La fonction de directeur artistique est-elle en conflit d'intérêts avec celle de directeur de label ? Le principal intéressé dit y avoir beaucoup réfléchi...

« Or, je dirais que non. Évidemment, il y aura des artistes Pentatone au Festival de Lanaudière, comme ceux de toutes les étiquettes. Je cherche l'équilibre. Vous savez, dans le monde classique, la musique enregistrée n'est pas une affaire énorme... nous sommes à la limite de la philanthropie. Et puisque le marché canadien n'est pas déterminant sur l'échiquier international, il m'est apparu clair qu'il n'y avait pas lieu de s'inquiéter d'un conflit d'intérêts. Il faut plutôt mettre l'accent sur la planification des invitations sur un horizon de deux ou trois ans. Ainsi, je suis établi à Berlin, je vais régulièrement en Hollande pour y travailler auprès du personnel de Pentatone, et je viens davantage au Québec. En quelques semaines après mon embauche au Festival de Lanaudière, plusieurs choses se sont déjà placées et je trouve ça très encourageant par rapport à la perception du milieu international. »
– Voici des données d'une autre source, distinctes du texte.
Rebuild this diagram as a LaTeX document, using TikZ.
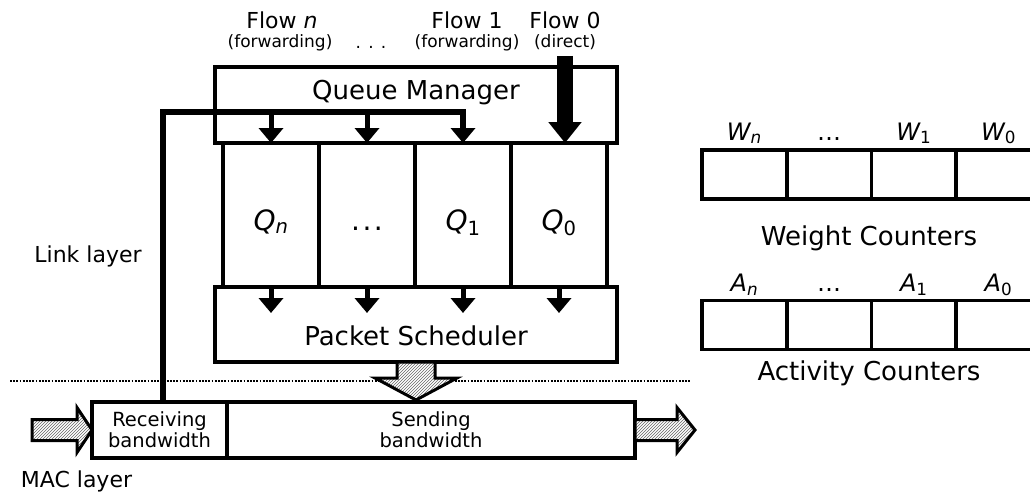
\documentclass[tikz,border=0pt]{standalone}
\usepackage{fontspec}
\setmainfont{DejaVu Sans}
\usetikzlibrary{arrows.meta,positioning,patterns}

\begin{document}
\begin{tikzpicture}[x=1pt,y=-1pt,node distance=96pt]

\tikzstyle{box}=[draw,line width=3.5pt,inner sep=0pt,outer sep=0pt]
\tikzstyle{queue}=[box,minimum width=96pt,minimum height=144pt,text height=30pt,text depth=0pt,font=\fontsize{28}{32}\selectfont\itshape]
\tikzstyle{cell}=[box,minimum width=84.7pt,minimum height=49pt]
\tikzstyle{title}=[anchor=base,font=\fontsize{26}{30}\selectfont]
\tikzstyle{flow}=[anchor=base,font=\fontsize{22}{26}\selectfont]
\tikzstyle{note}=[anchor=base,font=\fontsize{17}{20}\selectfont]
\tikzstyle{tag}=[anchor=base,font=\fontsize{24}{28}\selectfont\itshape]
\tikzstyle{bw}=[box,minimum height=56pt,align=center,font=\fontsize{19.5}{21}\selectfont]
\tikzstyle{feed}=[line width=5pt,-{Triangle[width=24pt,length=15pt]}]
\tikzstyle{hatch}=[draw,line width=3pt,pattern=north east lines,pattern color=black!60,preaction={fill=white}]

\clip (0,0) rectangle (1030,491);

%flows coming in
\node[flow] (fn) at (282,28) {Flow \textit{n}};
\node[note] (fnx) at (280,47) {(forwarding)};
\node[note] (fdots) at (371,48) {. . .};
\node[flow] (f1) at (467,28) {Flow 1};
\node[note] (f1x) at (467,47) {(forwarding)};
\node[flow] (f0) at (565,28) {Flow 0};
\node[note] (f0x) at (565,47) {(direct)};

%queues
\node[queue] (qn) at (271,215) {Q\textsubscript{n}};
\node[queue] (qdots) [right of=qn] {\textup{.\kern2.5pt.\kern2.5pt.}};
\node[queue] (q1) [right of=qdots] {Q\textsubscript{\textup{1}}};
\node[queue] (q0) [right of=q1] {Q\textsubscript{\textup{0}}};

%queue manager and scheduler
\node[box,minimum width=402pt,minimum height=76pt] (qm) at (416,105) {};
\node[title] (qmtext) at (416,99) {Queue Manager};
\node[box,minimum width=402pt,minimum height=75pt] (ps) at (416,324.5) {};
\node[title] (pstext) at (416,345) {Packet Scheduler};

%layers
\node[flow] (link) at (88,262) {Link layer};
\node[flow] (mac) at (76.5,487) {MAC layer};
\draw[line width=2.6pt,dash pattern=on 1.7pt off 1.5pt] (10,381) -- (690,381);

%bandwidth
\node[bw,minimum width=135pt] (recv) at (159.5,430) {Receiving\\bandwidth};
\node[bw,minimum width=408pt,right=0pt of recv] (send) {Sending\\bandwidth};

%weight counters
\node[cell] (wn) at (744.4,174.5) {};
\node[cell,node distance=84.7pt] (wdots) [right of=wn] {};
\node[cell,node distance=84.7pt] (w1) [right of=wdots] {};
\node[cell,node distance=84.7pt] (w0) [right of=w1] {};
\node[tag] (wnl) at ([yshift=10pt]wn.north) {W\textsubscript{n}};
\node[tag] (wdl) at ([yshift=10pt]wdots.north) {\textup{\dots}};
\node[tag] (w1l) at ([yshift=10pt]w1.north) {W\textsubscript{\textup{1}}};
\node[tag] (w0l) at ([yshift=10pt]w0.north) {W\textsubscript{\textup{0}}};
\node[title] (wtext) at (869,245) {Weight Counters};

%activity counters
\node[cell] (an) at (744.4,325) {};
\node[cell,node distance=84.7pt] (adots) [right of=an] {};
\node[cell,node distance=84.7pt] (a1) [right of=adots] {};
\node[cell,node distance=84.7pt] (a0) [right of=a1] {};
\node[tag] (anl) at ([yshift=9pt]an.north) {A\textsubscript{n}};
\node[tag] (adl) at ([yshift=9pt]adots.north) {\textup{\dots}};
\node[tag] (a1l) at ([yshift=9pt]a1.north) {A\textsubscript{\textup{1}}};
\node[tag] (a0l) at ([yshift=9pt]a0.north) {A\textsubscript{\textup{0}}};
\node[title] (atext) at (869,380) {Activity Counters};

%direct flow
\draw[line width=16pt,-{Triangle[width=32pt,length=21pt]}] ([yshift=-3pt]f0x.south) -- (f0x.south |- q0.north);

%forwarded flows back from receiving
\coordinate (split) at (163,112);
\draw[feed,line width=5.5pt] ([xshift=3.5pt]recv.north) -- (split) -| (q1.north);
\draw[feed] (split -| qn.north) -- (qn.north);
\draw[feed] (split -| qdots.north) -- (qdots.north);

%queues to scheduler
\draw[feed] (qn.south) -- ([yshift=-26pt]qn.south);
\draw[feed] (qdots.south) -- ([yshift=-26pt]qdots.south);
\draw[feed] (q1.south) -- ([yshift=-26pt]q1.south);
\draw[feed] (q0.south) -- ([yshift=-26pt]q0.south);

%hatched arrows
\draw[hatch] ([xshift=-19pt]ps.south) -- ++(0,16) -- ++(-22,0) -- ++(41,22) -- ++(41,-22) -- ++(-22,0) -- ([xshift=19pt]ps.south) -- cycle;
\draw[hatch] (recv.west) -- ++(-15,-22.5) -- ++(0,12) -- ++(-45,0) -- ++(0,21) -- ++(45,0) -- ++(0,12) -- cycle;
\draw[hatch] ([yshift=10.5pt]send.east) -- ++(42,0) -- ++(0,-12) -- ++(18,22.5) -- ++(-18,22.5) -- ++(0,-12) -- ++(-42,0) -- cycle;

\end{tikzpicture}
\end{document}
Pour Renaud Loranger, le chantier fondamental du festival repose sur la transmission d'une passion : « Je souhaite sincèrement faire partager au public les musiques et artistes qui me passionnent. Au-delà de cette passion, il y a cette idée d'essayer d'élargir les horizons. J'aimerais en ce sens offrir au public une certaine hauteur de vue sur le monde de la musique, tout en connaissant nos limites. J'aime cette vision maîtresse, encore plus vaste que le monde de la musique ; cette vision nous amène à grandir, à apprendre à être mieux en tant qu'êtres humains à travers un événement comme le Festival de Lanaudière. À travers la musique, il a cette perspective d'être ensemble, de mieux nous comprendre au-delà de nos différences. »

La 42e saison du Festival de Lanaudière se tiendra du 5 juillet au 4 août.